Nanjing - centre at night
Nanjing - centre at night
Although I was considering Nanjing for my initial holiday plan, I eventually dropped it from my itinerary as it did not fall into a logical route. However, since the Tibetan leg of my holiday failed miserably (following the gross incompetence and perhaps unwillingness to assist of travel agents in Shanghai and one in Chengdu), I had to change my plans, and re-routed my flights to Nanjing. Which was very easy and took only two minutes. In Nanjing, I learnt the Chinese proverb Past experience, if not forgotten, is a guide for the future (Qián shì bù wàng hòu shì zhï shï), which very adequately summarised my feelings and what I was planning to do with my experiences in China.

Anyway, Nanjing's history is amongst the most dramatic of all cities of China, if not the entire planet. During the China-Japan war in 1930s, the Chinese government not only had abandoned the citizens, it actually had locked them up in the city by sealing all but the Xiaguan Gate. The victimisation of civilians by their own government on such scale had never happened before and had not happen since. Furthermore, the Japanese army had captured Nanjing and, since it had been acceptable by the Japanese warfare standards, the soldiers had bestially raped thousands of women aged between 11 and 76.

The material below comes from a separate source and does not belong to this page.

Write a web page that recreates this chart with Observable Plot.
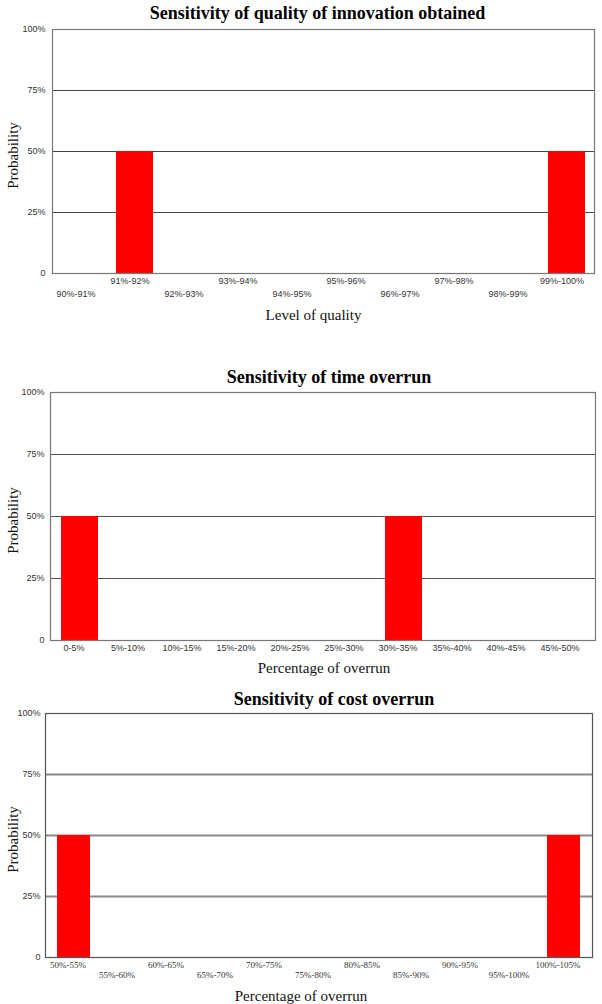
<!DOCTYPE html>
<html><head><meta charset="utf-8">
<script src="https://cdn.jsdelivr.net/npm/d3@7"></script>
<script src="https://cdn.jsdelivr.net/npm/@observablehq/plot@0.6"></script>
<style>
body{margin:0;background:#fff;}
#root{position:relative;width:602px;height:1004px;overflow:hidden;background:#fff;}
.chart{position:absolute;left:0;}
</style></head><body><div id="root"></div>
<script>
// ---- data ----
const qualityCategories = ["90%-91%","91%-92%","92%-93%","93%-94%","94%-95%","95%-96%","96%-97%","97%-98%","98%-99%","99%-100%"];
const qualityProbability = [0, 0.5, 0, 0, 0, 0, 0, 0, 0, 0.5];

const timeCategories = ["0-5%","5%-10%","10%-15%","15%-20%","20%-25%","25%-30%","30%-35%","35%-40%","40%-45%","45%-50%"];
const timeProbability = [0.5, 0, 0, 0, 0, 0, 0.5, 0, 0, 0];

const costCategories = ["50%-55%","55%-60%","60%-65%","65%-70%","70%-75%","75%-80%","80%-85%","85%-90%","90%-95%","95%-100%","100%-105%"];
const costProbability = [0.5, 0, 0, 0, 0, 0, 0, 0, 0, 0, 0.5];

const yTicks = [0, 0.25, 0.5, 0.75, 1];
const gridValues = [0.25, 0.5, 0.75];
const titles = ["Sensitivity of quality of innovation obtained", "Sensitivity of time overrun", "Sensitivity of cost overrun"];
const xLabels = ["Level of quality", "Percentage of overrun", "Percentage of overrun"];
const yLabel = "Probability";

const SANS = "'Liberation Sans', Arial, sans-serif";
const SERIF = "'Liberation Serif', 'Times New Roman', serif";
const fmtY = d => d === 0 ? "0" : `${Math.round(d * 100)}%`;

function makeChart(cfg) {
  const data = cfg.categories.map((c, i) => ({category: c, p: cfg.values[i]}));
  const rowA = cfg.stagger === "none" ? cfg.categories
    : cfg.categories.filter((d, i) => i % 2 === (cfg.stagger === "oddUp" ? 1 : 0));
  const rowB = cfg.stagger === "none" ? []
    : cfg.categories.filter((d, i) => i % 2 === (cfg.stagger === "oddUp" ? 0 : 1));
  const marks = [
    Plot.ruleY(gridValues, {stroke: cfg.gridColor, strokeWidth: cfg.gridWidth}),
    Plot.barY(data, {x: "category", y: "p", fill: "#ff0000"}),
    Plot.frame({stroke: cfg.frameColor, strokeWidth: 1.2}),
    Plot.axisY({ticks: yTicks, tickFormat: fmtY, tickSize: 0, tickPadding: cfg.yPad, fontSize: 9, fontFamily: SANS, label: null}),
    Plot.axisX({ticks: rowA, tickSize: 0, tickPadding: cfg.padA, fontSize: 9, fontFamily: cfg.xFont, dx: cfg.xdx, label: null}),
    Plot.text([cfg.title], {text: d => d, frameAnchor: "top", lineAnchor: "middle", textAnchor: "middle", dy: cfg.titleDy, dx: cfg.titleDx, fontSize: 18, fontWeight: "bold", fontFamily: SERIF, fill: "#000"}),
    Plot.text([cfg.xLabel], {text: d => d, frameAnchor: "bottom", lineAnchor: "middle", textAnchor: "middle", dy: cfg.xLabelDy, dx: cfg.xLabelDx, fontSize: 15, fontFamily: SERIF, fill: "#111"}),
    Plot.text([yLabel], {text: d => d, frameAnchor: "left", lineAnchor: "middle", textAnchor: "middle", dx: 13 - cfg.margin[3], dy: 4, rotate: -90, fontSize: 15, fontFamily: SERIF, fill: "#111"})
  ];
  if (rowB.length) marks.push(Plot.axisX({ticks: rowB, tickSize: 0, tickPadding: cfg.padB, fontSize: 9, fontFamily: cfg.xFont, dx: cfg.xdx, label: null}));
  const svg = Plot.plot({
    width: 602,
    height: cfg.height,
    marginTop: cfg.margin[0], marginRight: cfg.margin[1], marginBottom: cfg.margin[2], marginLeft: cfg.margin[3],
    style: {color: "#333", background: "transparent", overflow: "visible"},
    x: {domain: cfg.categories, paddingInner: 0.32, paddingOuter: 0.16},
    y: {domain: [0, 1]},
    marks
  });
  svg.classList.add("chart");
  svg.style.top = cfg.top + "px";
  document.getElementById("root").appendChild(svg);
}

makeChart({
  categories: qualityCategories, values: qualityProbability,
  title: titles[0], xLabel: xLabels[0],
  top: 0, height: 330, margin: [29, 8, 57, 52],
  stagger: "oddUp", padA: 4, padB: 17, xdx: -5, xFont: SANS, yPad: 7,
  titleDy: -16, titleDx: -6, xLabelDy: 42, xLabelDx: -10,
  gridColor: "#444", gridWidth: 1.2, frameColor: "#777"
});

makeChart({
  categories: timeCategories, values: timeProbability,
  title: titles[1], xLabel: xLabels[1],
  top: 360, height: 320, margin: [32, 7, 40, 50],
  stagger: "none", padA: 4, padB: 0, xdx: -6, xFont: SANS, yPad: 6,
  titleDy: -15, titleDx: 6, xLabelDy: 28, xLabelDx: 1,
  gridColor: "#555", gridWidth: 1.2, frameColor: "#777"
});

makeChart({
  categories: costCategories, values: costProbability,
  title: titles[2], xLabel: xLabels[2],
  top: 680, height: 324, margin: [33, 10, 47, 45],
  stagger: "evenUp", padA: 4, padB: 14, xdx: -6, xFont: SERIF, yPad: 5,
  titleDy: -14, titleDx: 15, xLabelDy: 39, xLabelDx: -18,
  gridColor: "#888", gridWidth: 1.8, frameColor: "#555"
});
</script>
</body></html>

I landed here late, after sunset. And the city by night dazzled me with the lights of the Fuzimiao district, traditional architecture, the canal and bridges, and little boats that cruised around; for ¥60 (30 min, max 5 people) by the way. ¥60 was €6 when I visited.

Favourite spots:
Fuzi Temple
Fuzi Temple
The area around the Fuzi Temple, aka ancient Confucian Temple, tightly built up in the combination of Ming and Qing dynasties styles, was my favourite part of this giant city. No traffic could be heard as the entire area, including a large portion of the immediate neighbourhood was car free. Wandering around the cafes and souvenir shops selling an ocean of colourful things ranging from miniature golden statues to colourful china teapots, cups and chars to almost glowing silk shirts to glass jewelry to wooden fans to great swords. I was tempted several times. It would be great to have a nice Chinese sword and I liked some of the teapots, but I had an entire week before me and I was almost certain I could do the shopping in Beijing. So, I just kept wandering around and annoyed the shopkeeppers.

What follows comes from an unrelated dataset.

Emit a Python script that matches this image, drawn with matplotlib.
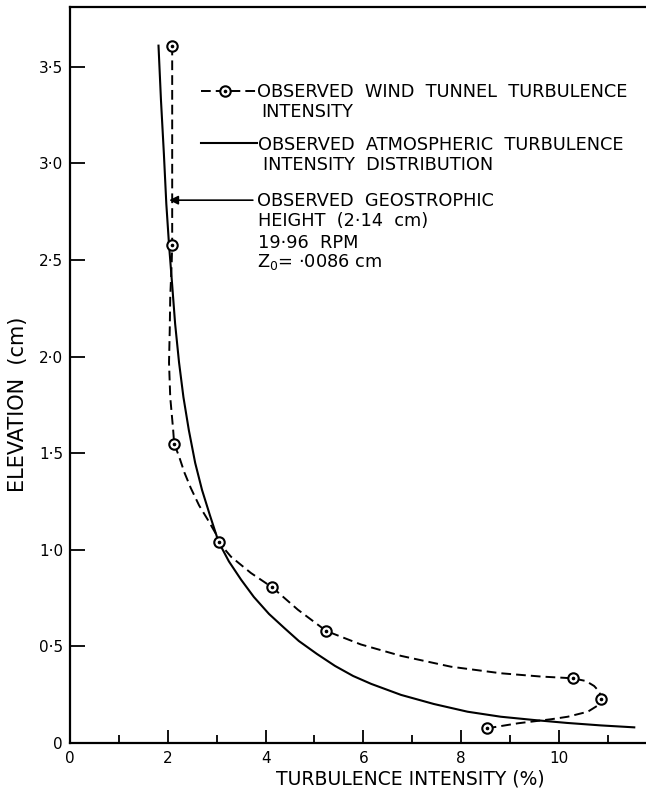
import matplotlib
matplotlib.use("Agg")
import matplotlib.pyplot as plt

# wind tunnel measurements (the circled points)
tunnel_x = [2.09, 2.09, 2.13, 3.04, 4.14, 5.24, 10.28, 10.86, 8.53]
tunnel_y = [3.61, 2.58, 1.55, 1.04, 0.805, 0.58, 0.335, 0.226, 0.076]

tcurve_x = [2.09, 2.09, 2.08, 2.05, 2.04, 2.025, 2.05, 2.11, 2.13, 2.235, 2.34, 2.47,
            2.64, 2.82, 2.99, 3.04, 3.29, 3.70, 4.14, 4.66, 5.24, 5.95, 6.77, 7.79,
            8.81, 9.63, 10.28, 10.55, 10.72, 10.83, 10.86, 10.78, 10.59, 10.18, 9.84,
            9.16, 8.53]
tcurve_y = [3.61, 2.58, 2.485, 2.31, 2.14, 1.97, 1.79, 1.62, 1.55, 1.48, 1.40, 1.32,
            1.23, 1.155, 1.08, 1.04, 0.965, 0.88, 0.805, 0.69, 0.58, 0.51, 0.451,
            0.395, 0.361, 0.344, 0.335, 0.321, 0.295, 0.264, 0.226, 0.192, 0.162,
            0.136, 0.123, 0.102, 0.076]

# atmospheric turbulence intensity distribution (solid)
atmos_x = [1.81, 1.86, 1.92, 1.97, 2.025, 2.09, 2.15, 2.23, 2.32, 2.43, 2.56, 2.70,
           2.86, 3.04, 3.25, 3.50, 3.76, 4.07, 4.38, 4.68, 5.05, 5.42, 5.79, 6.16,
           6.77, 7.44, 8.13, 8.81, 9.49, 10.16, 10.86, 11.54]
atmos_y = [3.61, 3.33, 3.05, 2.79, 2.58, 2.37, 2.17, 1.97, 1.79, 1.62, 1.45, 1.31,
           1.18, 1.04, 0.94, 0.845, 0.756, 0.668, 0.596, 0.528, 0.461, 0.399, 0.347,
           0.306, 0.249, 0.202, 0.162, 0.136, 0.119, 0.104, 0.091, 0.081]

x_major = [0, 2, 4, 6, 8, 10]
x_minor = [1, 3, 5, 7, 9, 11]
y_ticks = [0, 0.5, 1.0, 1.5, 2.0, 2.5, 3.0, 3.5]
y_labels = ["0", "0·5", "1·0", "1·5", "2·0", "2·5", "3·0", "3·5"]

plt.rcParams["font.family"] = "DejaVu Sans"

W, H = 646, 793
fig = plt.figure(figsize=(W / 100, H / 100), dpi=100)
ax = fig.add_axes([70 / W, 50 / H, 576 / W, 736 / H])
ax.set_xlim(0, 11.78)
ax.set_ylim(0, 3.81)

dash = (5, 2.6)
ax.plot(tcurve_x, tcurve_y, color="black", lw=1.4, dashes=dash)
ax.plot(atmos_x, atmos_y, color="black", lw=1.5)
ax.plot(tunnel_x, tunnel_y, "o", ms=7.5, mfc="white", mec="black", mew=1.5)
ax.plot(tunnel_x, tunnel_y, "o", ms=1.6, color="black")

# legend samples
ax.plot([2.68, 3.82], [3.373, 3.373], color="black", lw=1.4, dashes=dash)
ax.plot([3.17], [3.373], "o", ms=7.5, mfc="white", mec="black", mew=1.5)
ax.plot([3.17], [3.373], "o", ms=1.6, color="black")
ax.plot([2.68, 3.82], [3.105, 3.105], color="black", lw=1.5)
ax.annotate("", xy=(2.03, 2.81), xytext=(3.74, 2.81),
            arrowprops=dict(arrowstyle="-|>", color="black", lw=1.2,
                            mutation_scale=13, shrinkA=0, shrinkB=0))

notes = [
    ("OBSERVED  WIND  TUNNEL  TURBULENCE", 257, 92),
    ("INTENSITY", 261, 112),
    ("OBSERVED  ATMOSPHERIC  TURBULENCE", 258, 145),
    ("INTENSITY  DISTRIBUTION", 263, 165),
    ("OBSERVED  GEOSTROPHIC", 257, 201),
    ("HEIGHT  (2·14  cm)", 258, 221),
    ("19·96  RPM", 258, 243),
    ("Z$_0$= ·0086 cm", 257, 262),
]
for txt, px, py in notes:
    fig.text(px / W, 1 - py / H, txt, fontsize=12.8, ha="left", va="center")

ax.spines["right"].set_visible(False)
for s in ["left", "bottom", "top"]:
    ax.spines[s].set_linewidth(1.6)

ax.set_xticks(x_major)
ax.set_xticklabels([str(v) for v in x_major])
ax.set_xticks(x_minor, minor=True)
ax.set_yticks(y_ticks)
ax.set_yticklabels(y_labels)
ax.tick_params(axis="x", which="major", direction="in", length=9.5, width=1.3,
               pad=6, labelsize=11)
ax.tick_params(axis="x", which="minor", direction="in", length=6, width=1.3)
ax.tick_params(axis="y", direction="in", length=11, width=1.3, pad=5, labelsize=11)

fig.text(18 / W, 1 - 404 / H, "ELEVATION  (cm)", rotation=90, fontsize=15,
         ha="center", va="center")
fig.text(410 / W, 1 - 779 / H, "TURBULENCE INTENSITY (%)", fontsize=13.5,
         ha="center", va="center")

fig.savefig("out.png", dpi=100)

The rest of Fuzimiao district was also great. The little bridges over the river and the building built in a traditional style made a good impression. At night it looked even better with red paper.

What's really great:
Zhonghua Gate
Zhonghua Gate
Nanjing had world's longest city wall. It was built during the Ming dynasty, when it was the capital of the Empire of China. The majority of the wall still stood when I visited. It was unusual, as it was not built in the square format like all city walls at that time (including those in Beijing and Xi'an). It zigzags (like traditional lake bridges) around the city taking advantage of the hills and canals. I thought that Xi'an's wall was enormous, and this one in Nanjing was even larger, although less complete. It had 13 gates, a few still stood when I visited. The largest, the Zhonghua Gate (¥25), had four rows of gates, where over 3,000 soldiers could station at the time of war or 1,000 permanently. The unique construction of the gate, its complexity and ingenuity made it formidable defense system. And its size made it the largest city gate in the country. It was really impressive. However, I have to expose a fake. The three towers on top of the 3 inner gates were just wooden mockups.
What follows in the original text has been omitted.